▶
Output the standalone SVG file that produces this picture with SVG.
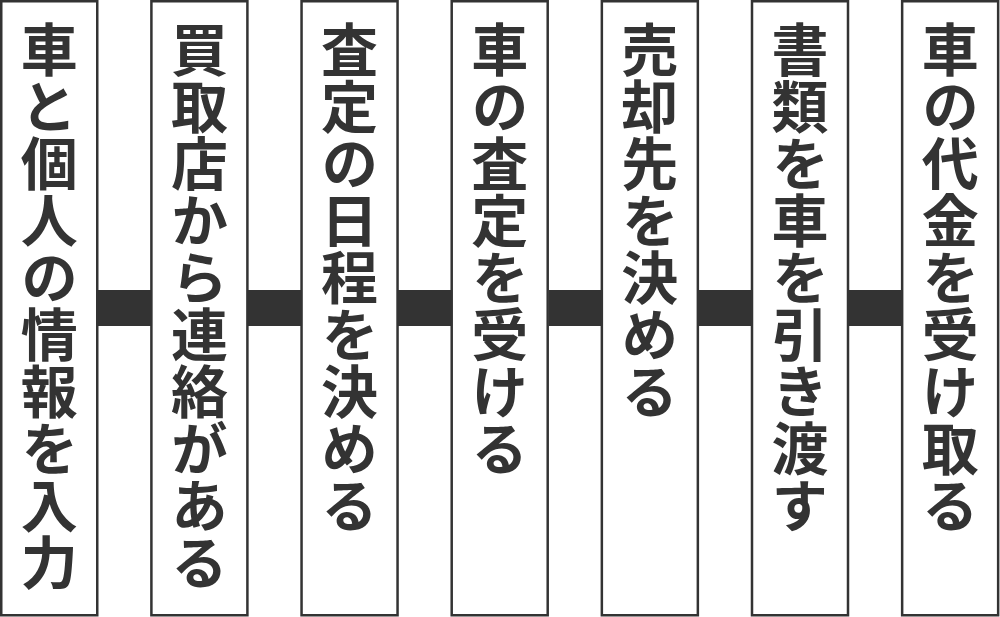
<svg xmlns="http://www.w3.org/2000/svg" width="1000" height="617" viewBox="0 0 1000 617">
<style>
.box{fill:#fff;stroke:#333;stroke-width:2.5}
.bar{fill:#333}
.lbl{font-family:"Noto Sans CJK JP","Noto Sans CJK SC",sans-serif;font-weight:700;font-size:57px;fill:#333;writing-mode:vertical-rl;text-anchor:start}
</style>
<rect width="1000" height="617" fill="#fff"/>
<g id="connectors">
<rect class="bar" x="98" y="290" width="53" height="36"/>
<rect class="bar" x="248" y="290" width="53" height="36"/>
<rect class="bar" x="398" y="290" width="54" height="36"/>
<rect class="bar" x="549" y="290" width="53" height="36"/>
<rect class="bar" x="699" y="290" width="53" height="36"/>
<rect class="bar" x="849" y="290" width="53" height="36"/>
</g>
<g id="n1"><rect class="box" x="1.25" y="1.25" width="96" height="614"/><text class="lbl" x="49.25" y="21">車と個人の情報を入力</text></g>
<g id="n2"><rect class="box" x="151.4" y="1.25" width="96" height="614"/><text class="lbl" x="199.4" y="21">買取店から連絡がある</text></g>
<g id="n3"><rect class="box" x="301.55" y="1.25" width="96" height="614"/><text class="lbl" x="349.55" y="21">査定の日程を決める</text></g>
<g id="n4"><rect class="box" x="451.7" y="1.25" width="96" height="614"/><text class="lbl" x="499.7" y="21">車の査定を受ける</text></g>
<g id="n5"><rect class="box" x="601.85" y="1.25" width="96" height="614"/><text class="lbl" x="649.85" y="21">売却先を決める</text></g>
<g id="n6"><rect class="box" x="752" y="1.25" width="96" height="614"/><text class="lbl" x="800" y="21">書類を車を引き渡す</text></g>
<g id="n7"><rect class="box" x="902.15" y="1.25" width="96" height="614"/><text class="lbl" x="950.15" y="21">車の代金を受け取る</text></g>
</svg>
◀
**Goal**
Make an exact copy of the data, leaving its pictures out.

**Task output**
Output the standalone SVG file that produces this picture with SVG.
<svg xmlns="http://www.w3.org/2000/svg" width="1000" height="617" viewBox="0 0 1000 617">
<style>
.box{fill:#fff;stroke:#333;stroke-width:2.5}
.bar{fill:#333}
.lbl{font-family:"Noto Sans CJK JP","Noto Sans CJK SC",sans-serif;font-weight:700;font-size:57px;fill:#333;writing-mode:vertical-rl;text-anchor:start}
</style>
<rect width="1000" height="617" fill="#fff"/>
<g id="connectors">
<rect class="bar" x="98" y="290" width="53" height="36"/>
<rect class="bar" x="248" y="290" width="53" height="36"/>
<rect class="bar" x="398" y="290" width="54" height="36"/>
<rect class="bar" x="549" y="290" width="53" height="36"/>
<rect class="bar" x="699" y="290" width="53" height="36"/>
<rect class="bar" x="849" y="290" width="53" height="36"/>
</g>
<g id="n1"><rect class="box" x="1.25" y="1.25" width="96" height="614"/><text class="lbl" x="49.25" y="21">車と個人の情報を入力</text></g>
<g id="n2"><rect class="box" x="151.4" y="1.25" width="96" height="614"/><text class="lbl" x="199.4" y="21">買取店から連絡がある</text></g>
<g id="n3"><rect class="box" x="301.55" y="1.25" width="96" height="614"/><text class="lbl" x="349.55" y="21">査定の日程を決める</text></g>
<g id="n4"><rect class="box" x="451.7" y="1.25" width="96" height="614"/><text class="lbl" x="499.7" y="21">車の査定を受ける</text></g>
<g id="n5"><rect class="box" x="601.85" y="1.25" width="96" height="614"/><text class="lbl" x="649.85" y="21">売却先を決める</text></g>
<g id="n6"><rect class="box" x="752" y="1.25" width="96" height="614"/><text class="lbl" x="800" y="21">書類を車を引き渡す</text></g>
<g id="n7"><rect class="box" x="902.15" y="1.25" width="96" height="614"/><text class="lbl" x="950.15" y="21">車の代金を受け取る</text></g>
</svg>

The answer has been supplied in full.